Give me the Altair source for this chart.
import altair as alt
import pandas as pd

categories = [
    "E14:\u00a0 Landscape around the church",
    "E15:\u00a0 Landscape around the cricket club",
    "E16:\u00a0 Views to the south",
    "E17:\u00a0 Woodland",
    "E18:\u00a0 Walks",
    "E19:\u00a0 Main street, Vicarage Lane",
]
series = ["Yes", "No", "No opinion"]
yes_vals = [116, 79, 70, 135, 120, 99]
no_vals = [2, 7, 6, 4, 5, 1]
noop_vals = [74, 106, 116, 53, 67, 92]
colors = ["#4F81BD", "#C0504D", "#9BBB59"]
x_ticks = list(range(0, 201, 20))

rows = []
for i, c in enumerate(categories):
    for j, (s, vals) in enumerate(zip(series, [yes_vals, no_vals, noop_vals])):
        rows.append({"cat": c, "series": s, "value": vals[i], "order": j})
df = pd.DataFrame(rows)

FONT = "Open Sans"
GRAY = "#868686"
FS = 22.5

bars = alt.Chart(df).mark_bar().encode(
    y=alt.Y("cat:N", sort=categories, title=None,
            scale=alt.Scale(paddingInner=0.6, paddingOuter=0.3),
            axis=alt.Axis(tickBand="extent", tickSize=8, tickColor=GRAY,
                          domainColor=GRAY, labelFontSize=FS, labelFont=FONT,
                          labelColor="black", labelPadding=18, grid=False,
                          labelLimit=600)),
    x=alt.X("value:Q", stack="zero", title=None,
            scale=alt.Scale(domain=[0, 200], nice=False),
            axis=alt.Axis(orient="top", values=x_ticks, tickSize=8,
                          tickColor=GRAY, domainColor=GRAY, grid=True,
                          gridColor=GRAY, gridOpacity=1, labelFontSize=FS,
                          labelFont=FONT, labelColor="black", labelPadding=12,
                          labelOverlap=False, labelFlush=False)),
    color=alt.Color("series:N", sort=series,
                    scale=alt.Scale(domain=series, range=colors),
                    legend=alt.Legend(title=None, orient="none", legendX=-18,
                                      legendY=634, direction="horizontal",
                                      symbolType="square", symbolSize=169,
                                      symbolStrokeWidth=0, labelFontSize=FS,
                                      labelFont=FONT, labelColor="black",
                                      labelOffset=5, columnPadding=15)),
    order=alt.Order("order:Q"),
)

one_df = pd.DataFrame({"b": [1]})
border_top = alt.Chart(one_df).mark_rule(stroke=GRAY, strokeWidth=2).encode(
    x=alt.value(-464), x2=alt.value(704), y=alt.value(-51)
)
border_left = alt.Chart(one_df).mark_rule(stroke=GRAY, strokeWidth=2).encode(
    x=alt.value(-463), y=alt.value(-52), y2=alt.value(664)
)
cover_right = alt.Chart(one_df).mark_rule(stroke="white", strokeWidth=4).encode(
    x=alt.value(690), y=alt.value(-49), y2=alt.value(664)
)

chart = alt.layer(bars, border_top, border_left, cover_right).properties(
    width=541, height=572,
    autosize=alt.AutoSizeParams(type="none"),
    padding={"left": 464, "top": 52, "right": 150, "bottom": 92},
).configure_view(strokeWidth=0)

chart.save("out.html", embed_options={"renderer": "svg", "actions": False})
-=-=-=-=-
▶ What is needed: Reproduce the material verbatim, line by line.

▶ Task solution:
Give me the Altair source for this chart.
import altair as alt
import pandas as pd

categories = [
    "E14:\u00a0 Landscape around the church",
    "E15:\u00a0 Landscape around the cricket club",
    "E16:\u00a0 Views to the south",
    "E17:\u00a0 Woodland",
    "E18:\u00a0 Walks",
    "E19:\u00a0 Main street, Vicarage Lane",
]
series = ["Yes", "No", "No opinion"]
yes_vals = [116, 79, 70, 135, 120, 99]
no_vals = [2, 7, 6, 4, 5, 1]
noop_vals = [74, 106, 116, 53, 67, 92]
colors = ["#4F81BD", "#C0504D", "#9BBB59"]
x_ticks = list(range(0, 201, 20))

rows = []
for i, c in enumerate(categories):
    for j, (s, vals) in enumerate(zip(series, [yes_vals, no_vals, noop_vals])):
        rows.append({"cat": c, "series": s, "value": vals[i], "order": j})
df = pd.DataFrame(rows)

FONT = "Open Sans"
GRAY = "#868686"
FS = 22.5

bars = alt.Chart(df).mark_bar().encode(
    y=alt.Y("cat:N", sort=categories, title=None,
            scale=alt.Scale(paddingInner=0.6, paddingOuter=0.3),
            axis=alt.Axis(tickBand="extent", tickSize=8, tickColor=GRAY,
                          domainColor=GRAY, labelFontSize=FS, labelFont=FONT,
                          labelColor="black", labelPadding=18, grid=False,
                          labelLimit=600)),
    x=alt.X("value:Q", stack="zero", title=None,
            scale=alt.Scale(domain=[0, 200], nice=False),
            axis=alt.Axis(orient="top", values=x_ticks, tickSize=8,
                          tickColor=GRAY, domainColor=GRAY, grid=True,
                          gridColor=GRAY, gridOpacity=1, labelFontSize=FS,
                          labelFont=FONT, labelColor="black", labelPadding=12,
                          labelOverlap=False, labelFlush=False)),
    color=alt.Color("series:N", sort=series,
                    scale=alt.Scale(domain=series, range=colors),
                    legend=alt.Legend(title=None, orient="none", legendX=-18,
                                      legendY=634, direction="horizontal",
                                      symbolType="square", symbolSize=169,
                                      symbolStrokeWidth=0, labelFontSize=FS,
                                      labelFont=FONT, labelColor="black",
                                      labelOffset=5, columnPadding=15)),
    order=alt.Order("order:Q"),
)

one_df = pd.DataFrame({"b": [1]})
border_top = alt.Chart(one_df).mark_rule(stroke=GRAY, strokeWidth=2).encode(
    x=alt.value(-464), x2=alt.value(704), y=alt.value(-51)
)
border_left = alt.Chart(one_df).mark_rule(stroke=GRAY, strokeWidth=2).encode(
    x=alt.value(-463), y=alt.value(-52), y2=alt.value(664)
)
cover_right = alt.Chart(one_df).mark_rule(stroke="white", strokeWidth=4).encode(
    x=alt.value(690), y=alt.value(-49), y2=alt.value(664)
)

chart = alt.layer(bars, border_top, border_left, cover_right).properties(
    width=541, height=572,
    autosize=alt.AutoSizeParams(type="none"),
    padding={"left": 464, "top": 52, "right": 150, "bottom": 92},
).configure_view(strokeWidth=0)

chart.save("out.html", embed_options={"renderer": "svg", "actions": False})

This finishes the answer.